I wonder if testing bilinguals would be the way to go on this, to mitigate a few confounds at least. You could present moral statements for evaluation in each of the languages and see if you got any kind of effect according to which language the statement was presented in.
Hmmm.
As a bilingual person myself (English/Afrikaans, though my Afrikaans is comparatively poor), I have to say that I’d probably treat moral statements in the different languages by mentally translating the Afrikaans to English and then deciding on the basis of the translation. However, here phrasing becomes important.
Consider, for example, the following two statements:
It is wrong to kill
It is wrong to commit murder
Are these two equally true? In the first case, legal execution of a convicted criminal is included, in the second case it is excluded. Such subtle differences in phrasing could very easily turn up between the two languages, as often a word in one language merely has a close approximation in the other (and not a direct translation).
Yes, they are—in as much as two false things are each zero true. What they aren’t is equivalent. If you didn’t included the absolute modifier “always” then it could perhaps make sense to evaluate “degree of truth”.
You are correct; I have edited the grandparent to remove the word “always” from both statements.
Yeah, it’s entirely possible that some effect like that would confound everything too much. Bilinguals with close to equal proficiency in both languages might be less inclined to do some sort of mental translation, though. (Still, the whole idea comes perilously close to wanting people to “think in” a particular one of their languages, which in my opinion doesn’t necessarily make sense at all.)
That’s a really interesting question. I’ve never heard of any research on it.

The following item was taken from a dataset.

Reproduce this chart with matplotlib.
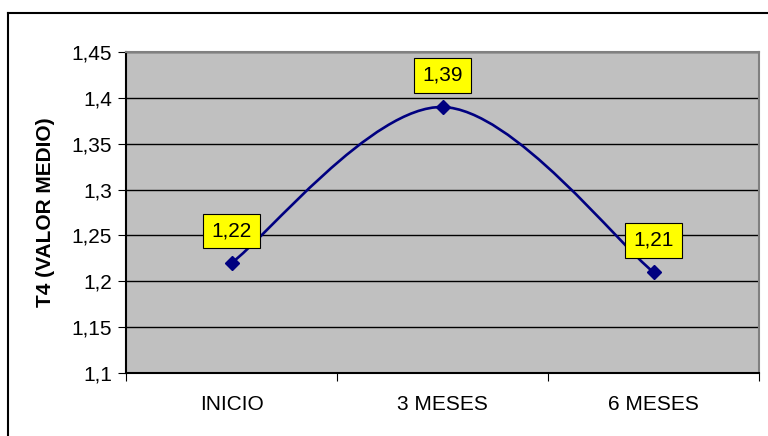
import matplotlib.pyplot as plt
from matplotlib.path import Path
from matplotlib.patches import PathPatch
from matplotlib.lines import Line2D

plt.rcParams['font.family'] = ['Liberation Sans', 'DejaVu Sans']

# data
categories = ['INICIO', '3 MESES', '6 MESES']
values = [1.22, 1.39, 1.21]
y_ticks = [1.1, 1.15, 1.2, 1.25, 1.3, 1.35, 1.4, 1.45]

FS = 15

fig = plt.figure(figsize=(7.68, 4.36), dpi=100)
ax = fig.add_axes([126/768, 1-373/436, (759-126)/768, (373-52)/436])
ax.set_facecolor('#C0C0C0')

# outer chart border (top and left visible)
fig.add_artist(Line2D([8/768, 1.0], [1-13/436, 1-13/436], transform=fig.transFigure, color='black', lw=1.5))
fig.add_artist(Line2D([8/768, 8/768], [0, 1-13/436], transform=fig.transFigure, color='black', lw=1.5))

# smoothed line (Excel-style bezier)
xs = list(range(len(values)))
pts = list(zip(xs, values))
verts = [pts[0]]
codes = [Path.MOVETO]
for i in range(len(pts) - 1):
    p0 = pts[i - 1] if i > 0 else pts[i]
    p1 = pts[i]
    p2 = pts[i + 1]
    p3 = pts[i + 2] if i + 2 < len(pts) else pts[i + 1]
    c1 = (p1[0] + (p2[0] - p0[0]) / 6, p1[1] + (p2[1] - p0[1]) / 6)
    c2 = (p2[0] - (p3[0] - p1[0]) / 6, p2[1] - (p3[1] - p1[1]) / 6)
    verts += [c1, c2, p2]
    codes += [Path.CURVE4] * 3
ax.add_patch(PathPatch(Path(verts, codes), facecolor='none', edgecolor='#000080', lw=1.9, zorder=3))
ax.plot(xs, values, linestyle='none', marker='D', markersize=7.5, color='#000080', zorder=4)

for x, v in zip(xs, values):
    ax.annotate(f'{v:.2f}'.replace('.', ','), (x, v), xytext=(0, 23), textcoords='offset points',
                ha='center', va='center', fontsize=FS, zorder=5,
                bbox=dict(boxstyle='square,pad=0.38', facecolor='#FFFF00', edgecolor='black', lw=0.8))

ax.set_xlim(-0.5, 2.5)
ax.set_ylim(1.1, 1.45)
ax.set_yticks(y_ticks)
ax.set_yticklabels([f'{t:g}'.replace('.', ',') for t in y_ticks], fontsize=FS)
ax.yaxis.grid(True, color='black', lw=1)
ax.set_axisbelow(True)

ax.set_xticks([-0.5, 0.5, 1.5, 2.5])
ax.set_xticklabels([])
ax.set_xticks(xs, minor=True)
ax.set_xticklabels(categories, minor=True, fontsize=FS)
ax.tick_params(axis='x', which='minor', length=0, pad=16)
ax.tick_params(axis='x', which='major', length=6, direction='out', color='black')
ax.tick_params(axis='y', length=6, direction='out', pad=4)

ax.spines['left'].set_color('black')
ax.spines['bottom'].set_color('black')
ax.spines['top'].set_color('#808080')
ax.spines['right'].set_color('#808080')
for s in ax.spines.values():
    s.set_linewidth(1.5)

ax.set_ylabel('T4 (VALOR MEDIO)', fontsize=FS, fontweight='bold', labelpad=12)

fig.savefig('out.png', dpi=100)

How about “Harry suspected Quirrel”?
That’s “Quirrel caused suspicion in Harry’s mind”, or perhaps “Harry’s model of Quirrel caused suspicion to be generated in Harry”.
The causality isn’t what you would expect from the syntax, going from subject to object, and it isn’ implied by the syntax at all, it’s in the semantics. Consider “Harry winked out of existence for no reason”.
That implies the existence of some X and Y in the sentence “Harry suspected Quirrel of X because Y”, e.g., “Harry suspected Quirrel of secretly being some variety of uplifted) rodent because Harry had suffered organic brain damage that impaired his ability to think rationally.” As long as Harry is (being modeled as) subject to causal influences, such a sentence can’t escape implying causes.